عنوان مقاله [English]
Tracing the reactive material through soil is crucial for the health of the environment, water resources and agricultural products. One of the widespread elements in agricultural lands is sodium, which affects on soil physical structure and water movement and solute transport in soil. Therefore, it is important to trace and remediate the sodium transport through the soil and know the fate of this element in the root zone. Many factors can affect the transport of an ion through porous media, in which soil moisture condition and application of amendment such as vermicompost are very effective due to altering the hydraulic and physical conditions of the soil. Therefore, the aim of the current study is to model the sodium transport in natural soil and soil amended with vermicompost under saturated and near-saturation conditions with three models of equilibrium, one-site sorption and two-site sorption. Moreover, sensitivity analysis was employed to explore the effective parameters of the breakthrough curve of sodium.
Two media including natural soil with loamy sand texture and soil amended with vermicompost were prepared, in which amended soil was achieved by mixing 1.45 gr vermicompost with 100 gr natural soil. In order to conduct the experiment, 350 gr of each soil sample was placed into the columns with a length and a diameter of 10 and 5.95 cm, and then all soil columns were saturated for 24 hrs and leached with distilled water for another 24hrs. After leaching, a solution containing 1mM KNO3 and 0.435mM NaCl was applied with flow rates of 3.17-4.28 and 2.5 cm3/min for 270 minutes under saturated and near-saturated conditions (water saturation (Sw)=1 and 0.98), and soils were leached with distilled water again under aforementioned conditions during 300 minutes. The effluent solutions were collected and their Na contents were measured using flame photometry. Next, Hydrus-1D program was employed to simulate the experimental breakthrough curves of sodium using Advective-Dispersive equation coupled with equilibrium, one-site sorption and two-site sorption models. The unknown coefficients were KD for equilibrium model, KD and α for one-site sorption model and KD, F and α for two-site sorption model. The sensitivity analysis was performed for all unknown coefficients of the models to clarify the role of each coefficient on the simulated curve.

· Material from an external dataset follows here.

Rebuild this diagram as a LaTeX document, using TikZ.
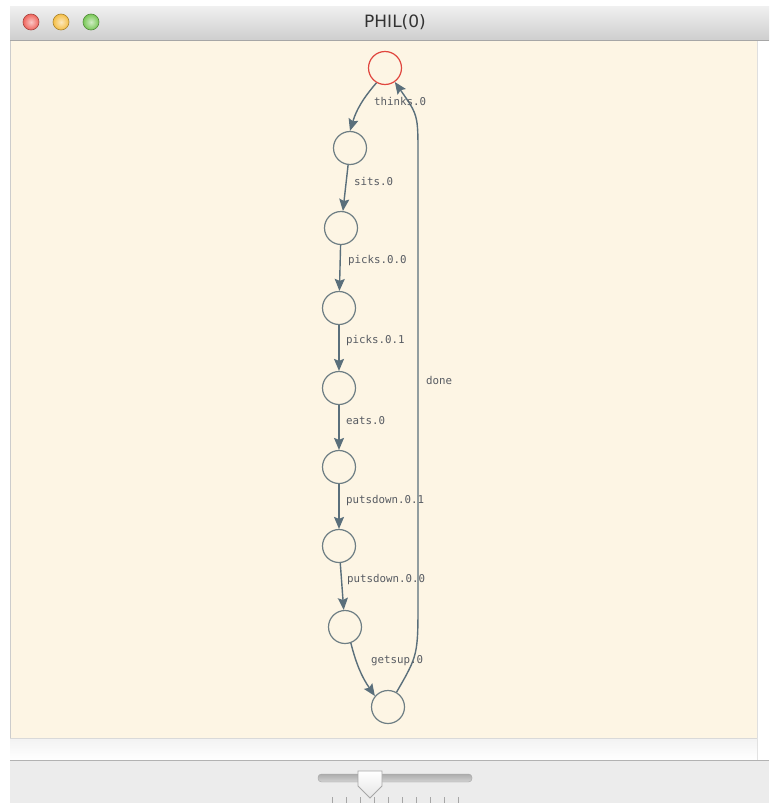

The values of RMSE for equilibrium, one-site sorption and two-site sorption models were respectively 0.02-0.19, 0.003-0.03 and 0.003-0.03, which indicates equilibrium model has an unacceptable accuracy compared to the one-site and two-site sorption models, and two-site model has the highest accuracy. Equilibrium model had poor performance at all parts of all curves, while the poor performance of the other models occurred at the breakthrough point and slop of some curves. The relatively similar accuracy of one-site model with two-site model and the fraction of sorption sites (F)<0.5 in two-site model indicated that the transport of sodium in the both soils was mainly controlled by the sorption/desorption kinetic process. The application of vermicompost and desaturation from Sw=1 to 0.98 decreased the values of F to 66.5 and 85.5% respectively, indicating that the kinetic process was more predominant in amended soil and unsaturated conditions. The values of distribution coefficient (KD) were altered by changing the conditions in all models. The values of KD increased by the application of vermicompost and soil desaturation to 3.4 and 12.6%, respectively. It shows that the sorption capacity of amended soil is higher than that of un-amended soil, and it is increased under unsaturation conditions compared to saturated conditions due to the presence of air bubbles in soil and a delay in water and solute transport. Employing the fraction of sorption sites in two-site model compared to on-site model changed the values of first-order rate coefficient (α) from 0.01-0.032 to 0.005-0.016 min-1 leading to a reduction by 47%. The values of α were decreased by a reduction in flow rate due to the lower sodium diffusion. The results of sensitivity analysis showed that KD had the most effect among the coefficients on fitting the breakthrough curve, and altered all parts of the curves including the breakthrough and peak points and the slope. The one-site model had low sensitivity to α, which its variation led to a small change around the peak point. The sensitivity of two-site model to the both coefficients of F and α was moderate, by which the curve had a variation on the peak point and slope. Overall, the sensitivity of coefficients of two-site model showed the trend of KD>F>α.